> SET EXERCISE
Copy nothing but the text: reproduce each line of the listing exactly and leave the pictures out.

> SUPPLIED INFORMATION
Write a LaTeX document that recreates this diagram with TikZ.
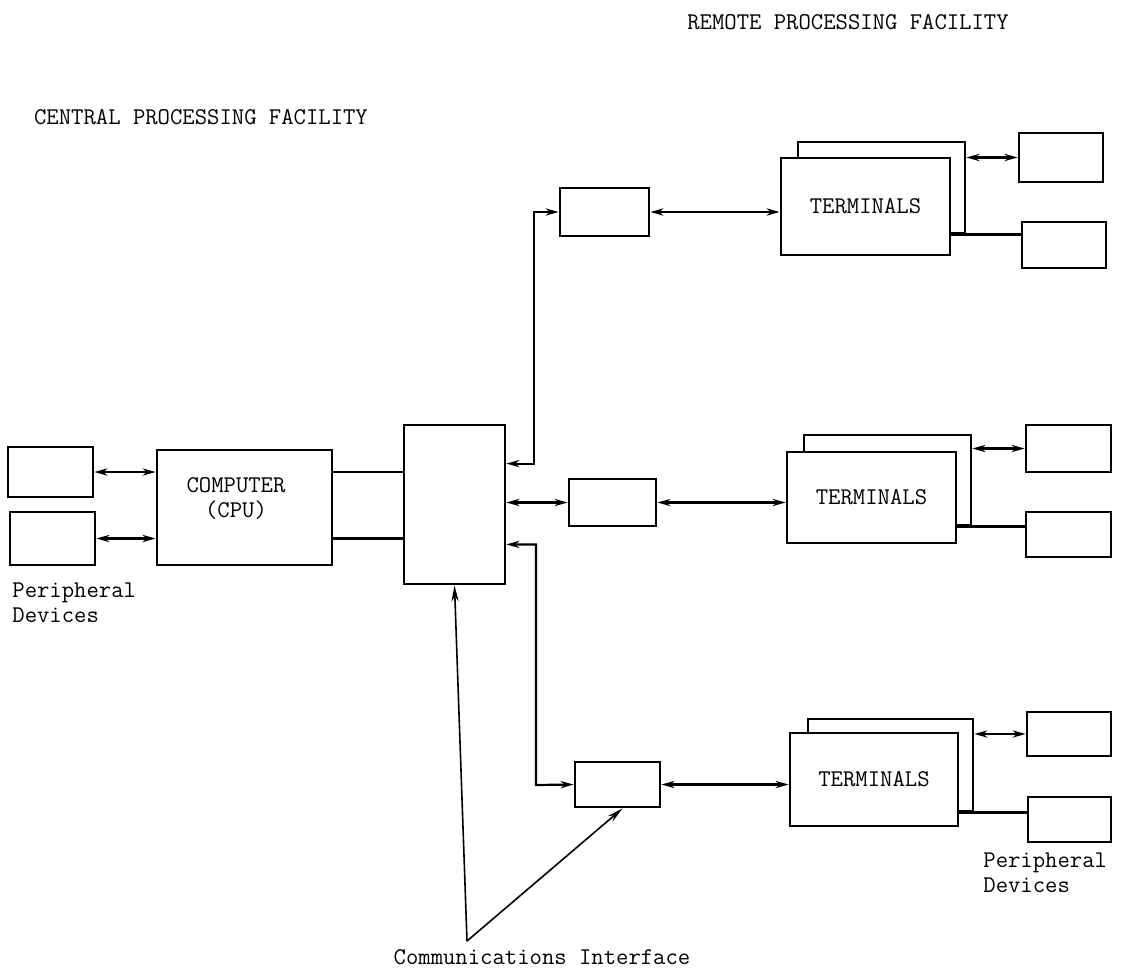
\documentclass[tikz,border=0pt]{standalone}
\usepackage{fontspec}
\usetikzlibrary{fit,calc,arrows.meta}
\begin{document}
\begin{tikzpicture}[x=0.5pt,y=-0.5pt,
  box/.style={draw,line width=1.4pt,fill=white,inner sep=0pt},
  conn/.style={line width=1.1pt},
  dbl/.style={conn,{Stealth[length=6.5pt,width=3.6pt]}-{Stealth[length=6.5pt,width=3.6pt]}},
  single/.style={line width=0.8pt,-{Stealth[length=8pt,width=3.6pt]}},
  lbl/.style={inner sep=0pt,font=\fontsize{12}{12.5}\selectfont\ttfamily}]
\useasboundingbox (0,0) rectangle (1125,971);
% titles
\node[lbl] (ctitle) at (201,117) {CENTRAL PROCESSING FACILITY};
\node[lbl] (rtitle) at (848,22) {REMOTE PROCESSING FACILITY};
% central facility
\node[box,fit={(8,447) (93,497)}] (p1) {};
\node[box,fit={(10,512) (95,565)}] (p2) {};
\node[box,fit={(157,450) (332,565)}] (cpu) {};
\node[lbl,align=center] (cputext) at (236,499) {COMPUTER\\(CPU)};
\node[box,fit={(404,425) (505,584)}] (comm) {};
\node[lbl,align=left,anchor=north west] (lperiph) at (12,582) {Peripheral\\Devices};
% modems
\node[box,fit={(560,188) (649,236)}] (b1) {};
\node[box,fit={(569,479) (656,526)}] (b2) {};
\node[box,fit={(575,762) (660,807)}] (b3) {};
% terminals 1
\node[box,fit={(798,142) (965,233)}] (t1back) {};
\node[box,fit={(781,158) (950,255)}] (t1) {};
\node[lbl] at (t1) {TERMINALS};
\node[box,fit={(1019,133) (1103,182)}] (p3) {};
\node[box,fit={(1022,222) (1106,268)}] (p4) {};
% terminals 2
\node[box,fit={(804,435) (971,525)}] (t2back) {};
\node[box,fit={(787,452) (956,543)}] (t2) {};
\node[lbl] at (t2) {TERMINALS};
\node[box,fit={(1026,425) (1111,472)}] (p5) {};
\node[box,fit={(1026,512) (1111,557)}] (p6) {};
% terminals 3
\node[box,fit={(808,719) (973,811)}] (t3back) {};
\node[box,fit={(790,733) (958,826)}] (t3) {};
\node[lbl] at (t3) {TERMINALS};
\node[box,fit={(1027,712) (1111,756)}] (p7) {};
\node[box,fit={(1028,797) (1111,842)}] (p8) {};
\node[lbl,align=left,anchor=north west] (rperiph) at (983,852) {Peripheral\\Devices};
% central connectors
\draw[dbl] (p1.east) -- (p1.east -| cpu.west);
\draw[dbl] (p2.east) -- (p2.east -| cpu.west);
\draw[conn] (cpu.east |- p1.east) -- (comm.west |- p1.east);
\draw[conn] (cpu.east |- p2.east) -- (comm.west |- p2.east);
\draw[dbl] ($(comm.north east)+(0,40)$) -| (534,212) -- (b1.west);
\draw[dbl] (comm.east |- b2.west) -- (b2.west);
\draw[dbl] ($(comm.south east)+(0,-41)$) -| (536,785) -- (b3.west);
% modem to terminals
\draw[dbl] (b1.east) -- (b1.east -| t1.west);
\draw[dbl] (b2.east) -- (b2.east -| t2.west);
\draw[dbl] (b3.east) -- (b3.east -| t3.west);
% terminals to peripherals
\draw[dbl] (p3.west -| t1back.east) -- (p3.west);
\draw[conn] (t1.east |- t1back.south) -- (p4.west |- t1back.south);
\draw[dbl] (p5.west -| t2back.east) -- (p5.west);
\draw[conn] (t2.east |- t2back.south) -- (p6.west |- t2back.south);
\draw[dbl] (p7.west -| t3back.east) -- (p7.west);
\draw[conn] (t3.east |- t3back.south) -- (p8.west |- t3back.south);
% communications interface
\coordinate (apex) at (467,941);
\draw[single] (apex) -- (comm.south);
\draw[single] (apex) -- ($(b3.south)+(5,0)$);
\node[lbl] (commlabel) at (542,957) {Communications Interface};
\end{tikzpicture}
\end{document}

> TASK SOLUTION
Write a LaTeX document that recreates this diagram with TikZ.
\documentclass[tikz,border=0pt]{standalone}
\usepackage{fontspec}
\usetikzlibrary{fit,calc,arrows.meta}
\begin{document}
\begin{tikzpicture}[x=0.5pt,y=-0.5pt,
  box/.style={draw,line width=1.4pt,fill=white,inner sep=0pt},
  conn/.style={line width=1.1pt},
  dbl/.style={conn,{Stealth[length=6.5pt,width=3.6pt]}-{Stealth[length=6.5pt,width=3.6pt]}},
  single/.style={line width=0.8pt,-{Stealth[length=8pt,width=3.6pt]}},
  lbl/.style={inner sep=0pt,font=\fontsize{12}{12.5}\selectfont\ttfamily}]
\useasboundingbox (0,0) rectangle (1125,971);
% titles
\node[lbl] (ctitle) at (201,117) {CENTRAL PROCESSING FACILITY};
\node[lbl] (rtitle) at (848,22) {REMOTE PROCESSING FACILITY};
% central facility
\node[box,fit={(8,447) (93,497)}] (p1) {};
\node[box,fit={(10,512) (95,565)}] (p2) {};
\node[box,fit={(157,450) (332,565)}] (cpu) {};
\node[lbl,align=center] (cputext) at (236,499) {COMPUTER\\(CPU)};
\node[box,fit={(404,425) (505,584)}] (comm) {};
\node[lbl,align=left,anchor=north west] (lperiph) at (12,582) {Peripheral\\Devices};
% modems
\node[box,fit={(560,188) (649,236)}] (b1) {};
\node[box,fit={(569,479) (656,526)}] (b2) {};
\node[box,fit={(575,762) (660,807)}] (b3) {};
% terminals 1
\node[box,fit={(798,142) (965,233)}] (t1back) {};
\node[box,fit={(781,158) (950,255)}] (t1) {};
\node[lbl] at (t1) {TERMINALS};
\node[box,fit={(1019,133) (1103,182)}] (p3) {};
\node[box,fit={(1022,222) (1106,268)}] (p4) {};
% terminals 2
\node[box,fit={(804,435) (971,525)}] (t2back) {};
\node[box,fit={(787,452) (956,543)}] (t2) {};
\node[lbl] at (t2) {TERMINALS};
\node[box,fit={(1026,425) (1111,472)}] (p5) {};
\node[box,fit={(1026,512) (1111,557)}] (p6) {};
% terminals 3
\node[box,fit={(808,719) (973,811)}] (t3back) {};
\node[box,fit={(790,733) (958,826)}] (t3) {};
\node[lbl] at (t3) {TERMINALS};
\node[box,fit={(1027,712) (1111,756)}] (p7) {};
\node[box,fit={(1028,797) (1111,842)}] (p8) {};
\node[lbl,align=left,anchor=north west] (rperiph) at (983,852) {Peripheral\\Devices};
% central connectors
\draw[dbl] (p1.east) -- (p1.east -| cpu.west);
\draw[dbl] (p2.east) -- (p2.east -| cpu.west);
\draw[conn] (cpu.east |- p1.east) -- (comm.west |- p1.east);
\draw[conn] (cpu.east |- p2.east) -- (comm.west |- p2.east);
\draw[dbl] ($(comm.north east)+(0,40)$) -| (534,212) -- (b1.west);
\draw[dbl] (comm.east |- b2.west) -- (b2.west);
\draw[dbl] ($(comm.south east)+(0,-41)$) -| (536,785) -- (b3.west);
% modem to terminals
\draw[dbl] (b1.east) -- (b1.east -| t1.west);
\draw[dbl] (b2.east) -- (b2.east -| t2.west);
\draw[dbl] (b3.east) -- (b3.east -| t3.west);
% terminals to peripherals
\draw[dbl] (p3.west -| t1back.east) -- (p3.west);
\draw[conn] (t1.east |- t1back.south) -- (p4.west |- t1back.south);
\draw[dbl] (p5.west -| t2back.east) -- (p5.west);
\draw[conn] (t2.east |- t2back.south) -- (p6.west |- t2back.south);
\draw[dbl] (p7.west -| t3back.east) -- (p7.west);
\draw[conn] (t3.east |- t3back.south) -- (p8.west |- t3back.south);
% communications interface
\coordinate (apex) at (467,941);
\draw[single] (apex) -- (comm.south);
\draw[single] (apex) -- ($(b3.south)+(5,0)$);
\node[lbl] (commlabel) at (542,957) {Communications Interface};
\end{tikzpicture}
\end{document}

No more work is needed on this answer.